Looking back on my career there are two factors that were major influences.
First, my dad was a self-described “database guy” he worked at Epsilon Data Management, and I would delight in his stories of solving impossible customer problems with large IBM systems and how technology would save the day (or sometimes the systems crash). When the first Macintosh SE came out, my database-guy dad thought we should have a computer at home so my sister and I could learn about computers. I would go on to spend hours on dial-up boards and later the Internet.
I was hooked.
Second, I played competitive team sports from an early age. At age 7, the only team sport that I could walk to from our apartment was baseball. After some negotiation with my mom, I was the only girl on the Angels little league baseball team, and I played on the Boston Commons every day after school. Later, I played many sports and eventually played soccer in college. While I was not destined for the women’s world cup, I developed a passion for being in and eventually leading teams and winning.
I’ve always been a bit of a nerd, but I am a commercially minded nerd. I love the possibilities that technology creates to solve some of the most challenging problems we face. And I’ve always been a team-oriented competitive athlete.
My first job was in a startup where I was promoted to a manager just a few months into the job with no management training. I learned that I had a lot to learn about both technology and leading. My second job a year later, I thought it was crazy that I was now managing MBAs from Harvard and MIT Sloan. I felt I was in way over my head, but my practical, commercially minded approach combined with a focus on team helped us be successful. Our team was creating some of the first websites using technology to solve business problems. We won a few early web awards for our efforts. In the early web days, we had so many challenges: system problems, poor testing practices of this new technology, and incomplete strategy choices. All of these would remind me of my dad’s database stories and I that knew if we learned and improved from these setbacks, it was just part of the process. I was fortunate to have exceptional mentors who coached me, held me accountable, gave me very candid feedback, and challenged me to think differently, accept failure, learn, and then do better.
I later joined SAS where I developed an appreciation for the value of analytics at scale for large enterprises. As I rose through the ranks, I had the opportunity to build out a high performing global team, create large scale programs, and work directly with customers. Customer work especially helped me gain an even deeper insight into what constitutes technology driven business value.
Today, as the Chief Product Officer at Teradata I am fortunate to lead a diverse, wicked smart (as we say in Boston), high performing team. I deeply believe in what we do—Teradata transforms how businesses work and people live through the power of data. Our future is bright.
As part of my reflections during Women’s History Month and on International Women’s Day (March 8), I want to encourage other women to tap into your professional potential. Here are some rules I live by that could help you, too:
- Evaluate your core strengths; lean into them and decide what you can improve upon.

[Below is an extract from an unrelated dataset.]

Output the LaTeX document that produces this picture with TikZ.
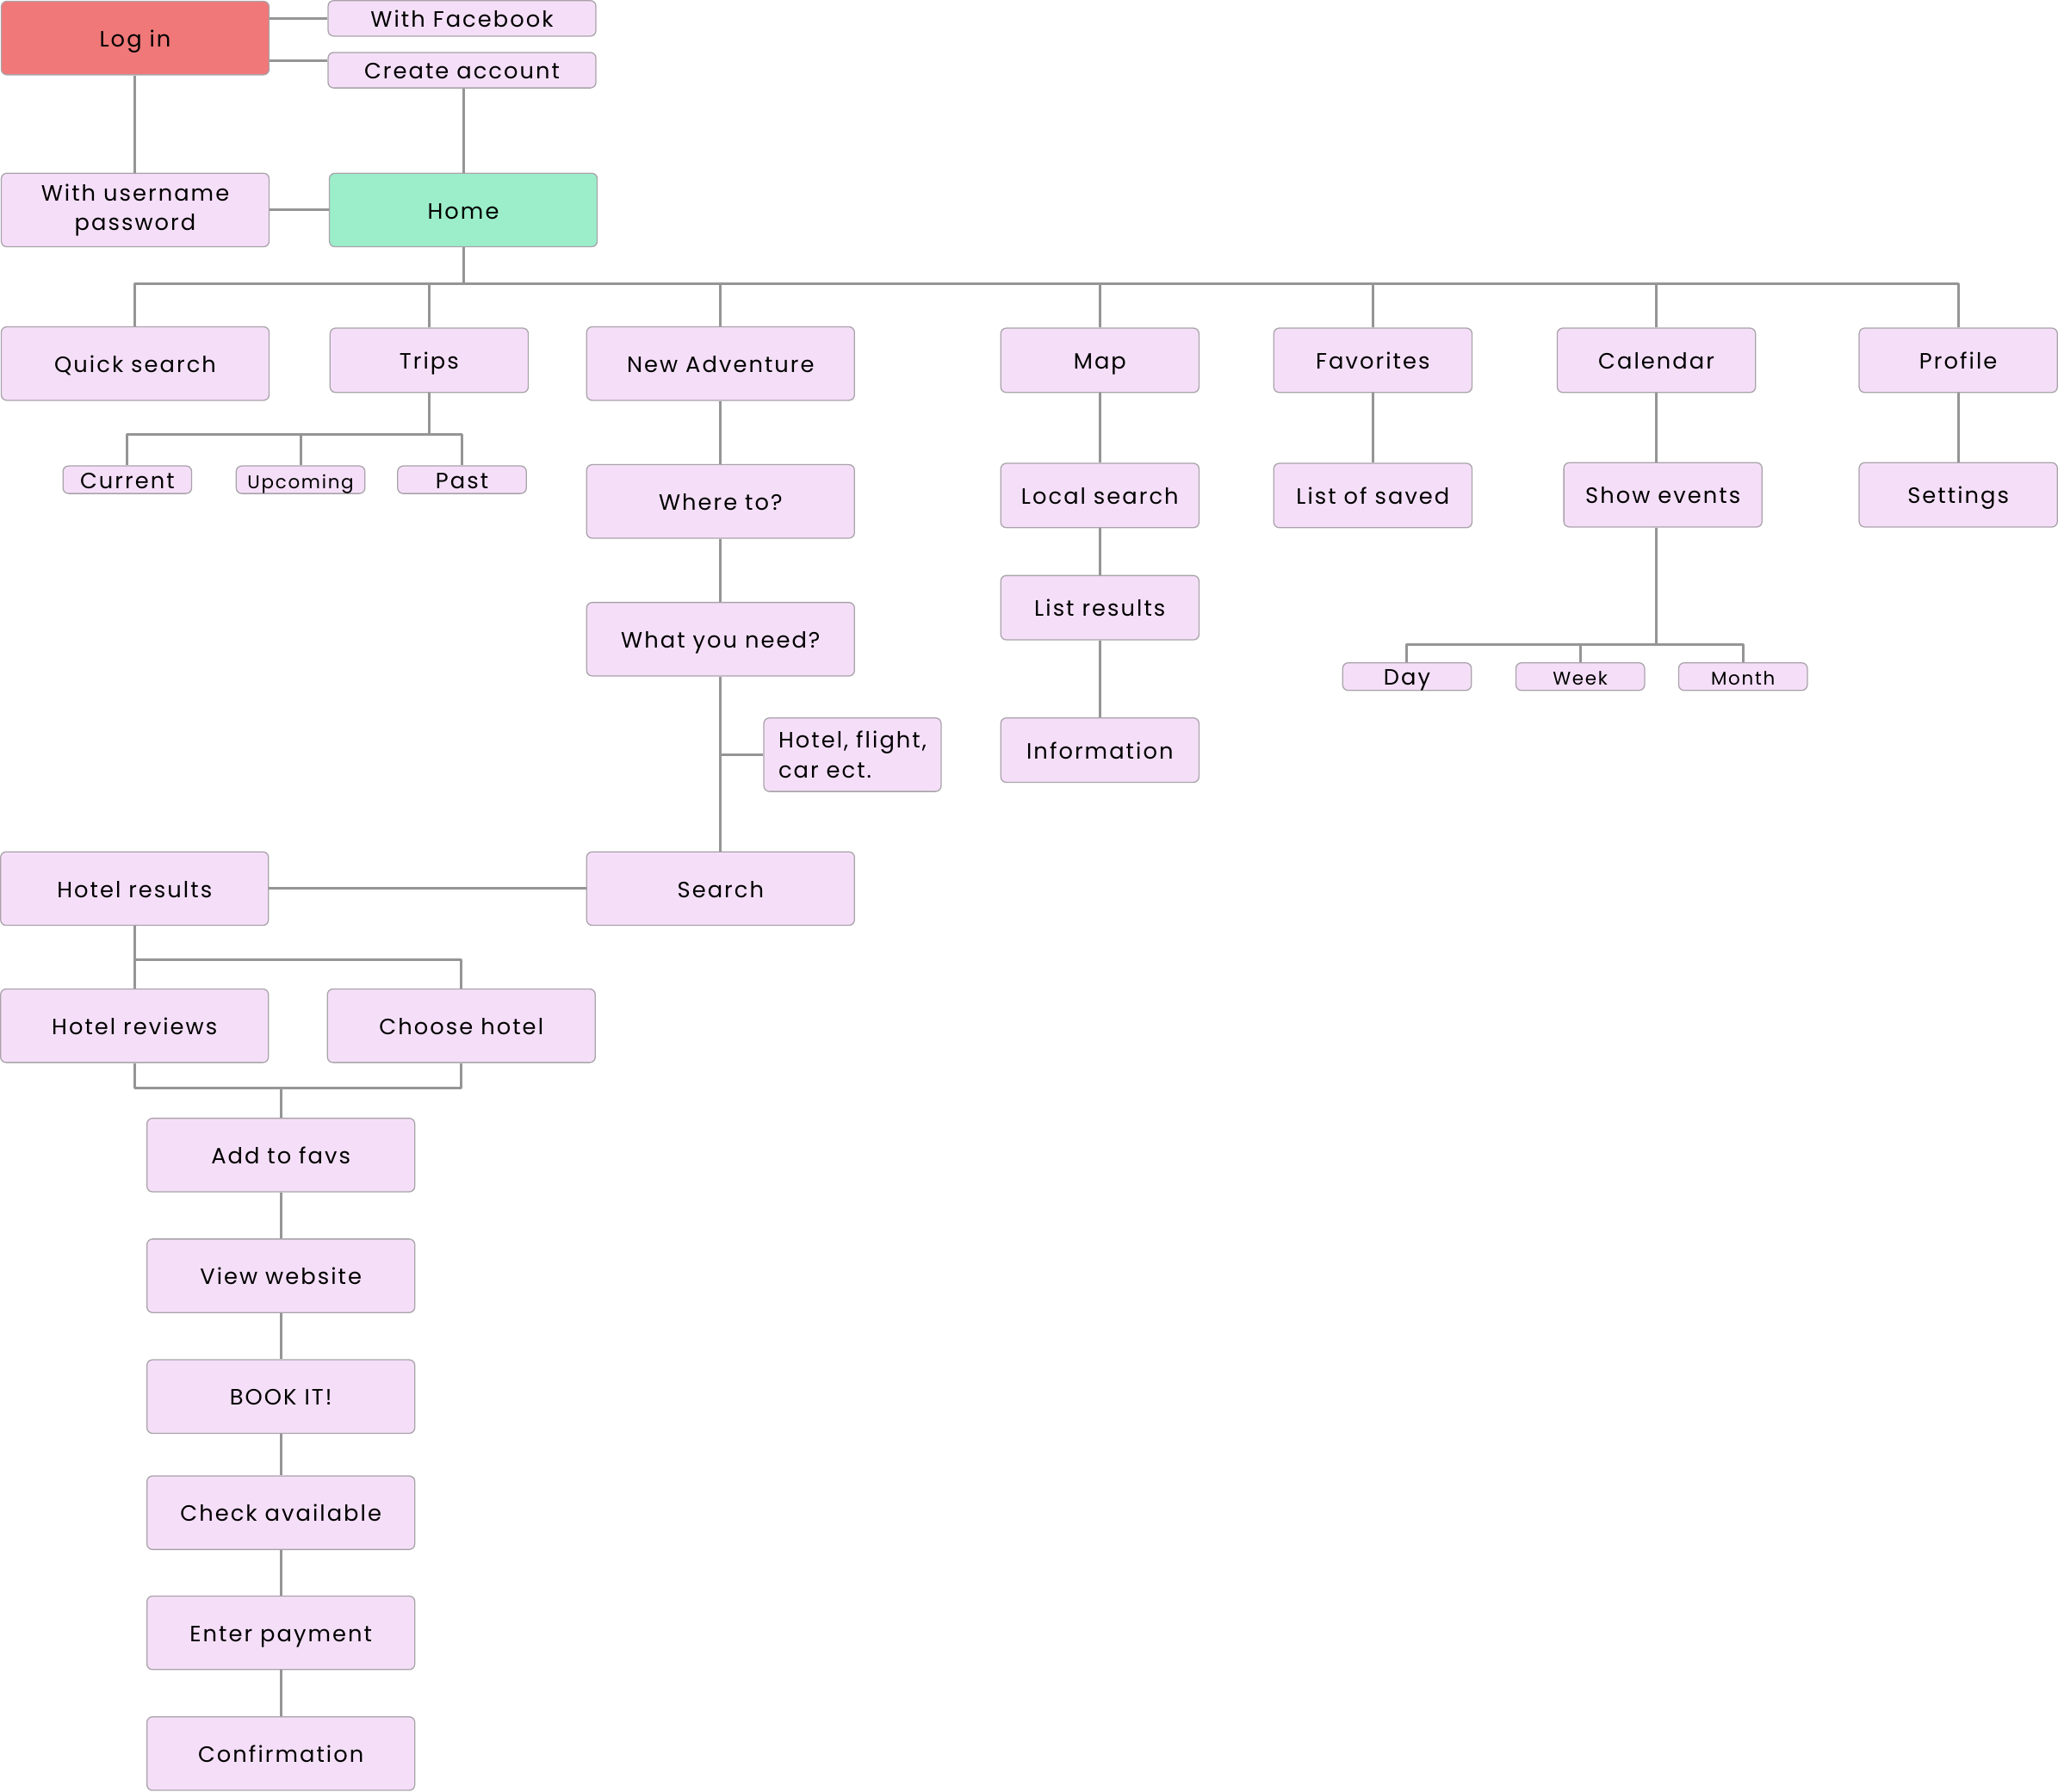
\documentclass[tikz,border=0pt]{standalone}
\usepackage{fontspec}
\setmainfont{Poppins}[LetterSpace=8]
\usetikzlibrary{positioning}
\definecolor{boxfill}{HTML}{F5DFF8}
\definecolor{boxline}{HTML}{A9A3AA}
\definecolor{loginfill}{HTML}{F07878}
\definecolor{homefill}{HTML}{9BEEC9}
\definecolor{wire}{HTML}{959595}
\tikzset{
  box/.style={draw=boxline, fill=boxfill, line width=0.6pt, rounded corners=3pt,
    minimum width=5.1cm, minimum height=1.4cm, inner sep=0pt, text=black,
    font=\fontsize{12}{15}\selectfont, text height=0.95em, text depth=0pt},
  twoline/.style={text height=, text depth=, font=\fontsize{12}{16}\selectfont},
  narrow/.style={box, minimum width=3.775cm, minimum height=1.225cm},
  flat/.style={box, minimum height=0.675cm},
  tiny/.style={box, minimum width=2.45cm, minimum height=0.525cm},
  small/.style={font=\fontsize{10}{12}\selectfont},
  wire/.style={draw=wire, line width=1.4pt}
}
\begin{document}
\begin{tikzpicture}[x=0.025cm, y=-0.025cm, line join=round]
\useasboundingbox (0,0) rectangle (1568,1365);
% login block
\node[box, fill=loginfill] (login) at (103,29) {Log in};
\node[flat] (facebook) at (352,14) {With Facebook};
\node[flat] (create) at (352,53.5) {Create account};
\node[box, twoline, align=center] (username) at (103,160) {With username\\password};
\node[box, fill=homefill] (home) at (353,160) {Home};
% top row
\node[box] (quick) at (103,277) {Quick search};
\node[narrow] (trips) at (327,274.5) {Trips};
\node[box] (newadv) at (549,277) {New Adventure};
\node[narrow] (map) at (838,274.5) {Map};
\node[narrow] (favorites) at (1046,274.5) {Favorites};
\node[narrow] (calendar) at (1262,274.5) {Calendar};
\node[narrow] (profile) at (1492,274.5) {Profile};
% trips
\node[tiny] (current) at (97,365.5) {Current};
\node[tiny, small] (upcoming) at (229,365.5) {Upcoming};
\node[tiny] (past) at (352,365.5) {Past};
% new adventure
\node[box] (whereto) at (549,382) {Where to?};
\node[box] (whatneed) at (549,487) {What you need?};
\node[box, twoline, minimum width=3.375cm, align=left] (hotelflight) at (649.5,575) {Hotel, flight,\\car ect.};
\node[box] (search) at (549,677) {Search};
% map, favorites, calendar, profile
\node[narrow] (localsearch) at (838,377.5) {Local search};
\node[narrow] (listresults) at (838,463) {List results};
\node[narrow] (information) at (838,571.5) {Information};
\node[narrow] (listsaved) at (1046,377.5) {List of saved};
\node[narrow] (showevents) at (1267,377) {Show events};
\node[narrow] (settings) at (1492,377) {Settings};
\node[tiny] (day) at (1072,515.5) {Day};
\node[tiny, small] (week) at (1204,515.5) {Week};
\node[tiny, small] (month) at (1328,515.5) {Month};
% booking chain
\node[box] (hotelres) at (102.5,677) {Hotel results};
\node[box] (reviews) at (102.5,781.5) {Hotel reviews};
\node[box] (choose) at (351.5,781.5) {Choose hotel};
\node[box] (addfavs) at (214,880) {Add to favs};
\node[box] (viewweb) at (214,972) {View website};
\node[box] (bookit) at (214,1064) {BOOK IT!};
\node[box] (checkav) at (214,1152.5) {Check available};
\node[box] (payment) at (214,1244) {Enter payment};
\node[box] (confirm) at (214,1336) {Confirmation};
% junction points
\coordinate (ca) at (0,46);
\coordinate (hb) at (0,216);
\coordinate (tb) at (0,331);
\coordinate (cb) at (0,491);
\coordinate (rb) at (0,731);
\coordinate (jn) at (214,829);
\begin{scope}[wire]
\draw (login.east |- facebook.west) -- (facebook.west);
\draw (login.east |- ca) -- (create.west |- ca);
\draw (login.south) -- (username.north);
\draw (home.north |- create.south) -- (home.north);
\draw (username.east) -- (home.west);
\draw (home.south) -- (home.south |- hb);
\draw (quick.north) |- (hb -| home.south) -| (profile.north);
\foreach \n in {trips,newadv,map,favorites,calendar}
  \draw (\n.north) -- (\n.north |- hb);
\draw (trips.south) -- (trips.south |- tb);
\draw (current.north) |- (trips.south |- tb) -| (past.north);
\draw (upcoming.north) -- (upcoming.north |- tb);
\draw (newadv.south) -- (whereto.north);
\draw (whereto.south) -- (whatneed.north);
\draw (whatneed.south) -- (search.north);
\draw (whatneed.south |- hotelflight.west) -- (hotelflight.west);
\draw (map.south) -- (localsearch.north);
\draw (localsearch.south) -- (listresults.north);
\draw (listresults.south) -- (information.north);
\draw (favorites.south) -- (listsaved.north);
\draw (calendar.south) -- (calendar.south |- showevents.north);
\draw (calendar.south |- showevents.south) -- (calendar.south |- cb);
\draw (day.north) |- (calendar.south |- cb) -| (month.north);
\draw (week.north) -- (week.north |- cb);
\draw (profile.south) -- (settings.north);
\draw (search.west) -- (hotelres.east);
\draw (hotelres.south) -- (reviews.north);
\draw (hotelres.south |- rb) -| (choose.north);
\draw (reviews.south) |- (jn) -| (choose.south);
\draw (jn) -- (addfavs.north);
\draw (addfavs.south) -- (viewweb.north);
\draw (viewweb.south) -- (bookit.north);
\draw (bookit.south) -- (checkav.north);
\draw (checkav.south) -- (payment.north);
\draw (payment.south) -- (confirm.north);
\end{scope}
\end{tikzpicture}
\end{document}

- Offset your weaknesses; surround yourself with team members who have complementary strengths and seek input and advice.
- Be a lifelong learner. I read books and listen to podcasts and love to interact with people who are passionate experts.

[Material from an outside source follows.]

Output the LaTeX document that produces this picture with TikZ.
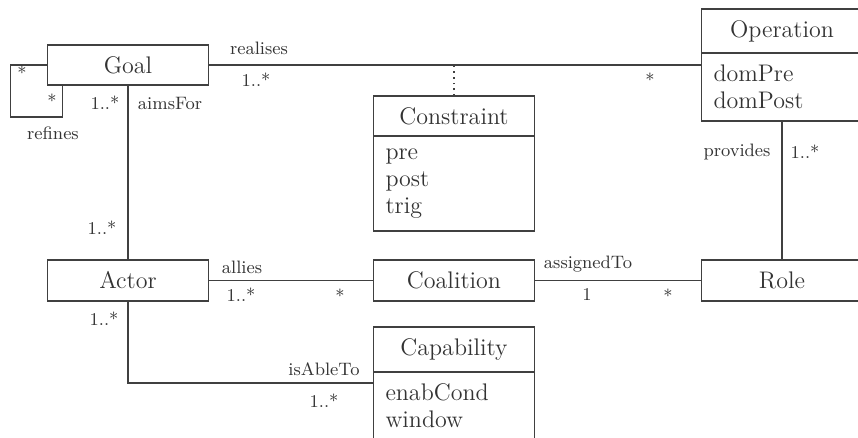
\documentclass[tikz,border=0pt]{standalone}
\usepackage{tikz}
\usetikzlibrary{positioning}
\definecolor{umlgray}{HTML}{404040}

\begin{document}
\begin{tikzpicture}[x=0.5pt,y=-0.5pt,
    classbox/.style={draw=umlgray, line width=0.9pt, minimum width=80.5pt,
      minimum height=20.5pt, inner sep=0pt, outer sep=0pt, text=black!80,
      font=\fontsize{12}{13.5}\selectfont},
    attrbox/.style={classbox, anchor=north, text width=68.5pt,
      inner xsep=6pt, align=left},
    endlbl/.style={font=\fontsize{9}{10.5}\selectfont, text=black!80, inner sep=0pt},
    assoc/.style={draw=umlgray, line width=0.9pt}]
  \useasboundingbox (0,0) rectangle (858,438);
  \clip (0,0) rectangle (858,438);

  % Classes
  \node[classbox, minimum height=20pt] (Goal) at (128,65) {Goal};
  \node[classbox] (Actor) at (128,280.5) {Actor};
  \node[classbox] (Coalition) at (454,280.5) {Coalition};
  \node[classbox] (Role) at (782,280.5) {Role};

  \node[classbox, minimum height=22pt] (Operation) at (782,31) {Operation};
  \node[attrbox, minimum height=34pt] (OperationAttr) at (Operation.south) {domPre\\domPost};

  \node[classbox, minimum height=20pt] (Constraint) at (454,116) {Constraint};
  \node[attrbox, minimum height=47.5pt] (ConstraintAttr) at (Constraint.south) {pre\\post\\trig};

  \node[classbox, minimum height=22.5pt] (Capability) at (454,349.5) {Capability};
  \node[attrbox, minimum height=34pt] (CapabilityAttr) at (Capability.south) {enabCond\\window};

  % Associations
  \draw[assoc] (Goal.east) -- (Goal.east -| OperationAttr.west);
  \draw[assoc, dotted] (Constraint.north) -- (Constraint.north |- Goal.east);
  \draw[assoc] (Goal.west) -- ++(-37,0) -- ++(0,52) -| ([xshift=7.5pt]Goal.south west);
  \draw[assoc] (Goal) -- (Actor);
  \draw[assoc] (Actor) -- (Coalition);
  \draw[assoc] (Coalition) -- (Role);
  \draw[assoc] (OperationAttr) -- (Role);
  \draw[assoc] (Actor) |- ([yshift=-5.5pt]CapabilityAttr.north west);

  % Role names and multiplicities
  \node[endlbl] (lRealises) at (259,48) {realises};
  \node[endlbl] (mRealisesA) at (256,80) {1..*};
  \node[endlbl] (mRealisesB) at (650,80) {*};

  \node[endlbl] (mRefinesA) at (22,73) {*};
  \node[endlbl] (mRefinesB) at (52,101) {*};
  \node[endlbl] (lRefines) at (53,133) {refines};

  \node[endlbl] (mAimsA) at (105,103) {1..*};
  \node[endlbl] (lAims) at (170,103) {aimsFor};
  \node[endlbl] (mAimsB) at (102,228) {1..*};

  \node[endlbl] (lAllies) at (242,267) {allies};
  \node[endlbl] (mAlliesA) at (241,295) {1..*};
  \node[endlbl] (mAlliesB) at (340,296) {*};

  \node[endlbl] (lAssigned) at (588,264) {assignedTo};
  \node[endlbl] (mAssignedA) at (587,295) {1};
  \node[endlbl] (mAssignedB) at (668,296) {*};

  \node[endlbl] (lProvides) at (737,152) {provides};
  \node[endlbl] (mProvides) at (805,152) {1..*};

  \node[endlbl] (mAbleA) at (104,319) {1..*};
  \node[endlbl] (lAble) at (324,369) {isAbleTo};
  \node[endlbl] (mAbleB) at (324,401) {1..*};
\end{tikzpicture}
\end{document}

- Raise your hand for interesting work. Work that scares you a little and will challenge you.
- Ask questions and seek to understand.
- Be empathetic. At the end of the day, I believe people are good and want to do the right things. Assume good intent.
- Give back, I am deeply committed to paying it forward through mentoring. I take on mentees from early to mid-career. Frankly it is a two-way street I learn at least as much as my mentees do in our discussions.
- Help the next generation, as a mother of two teenage boys, I know part of my job is to raise allies and thoughtful contributors to society. Our dinner conversations and debates are forming their critical thinking and views for their futures.
Someday I hope and believe “Women in Technology” won’t be a special topic, it will just be how the world is; but today we aren’t there yet although we are making progress.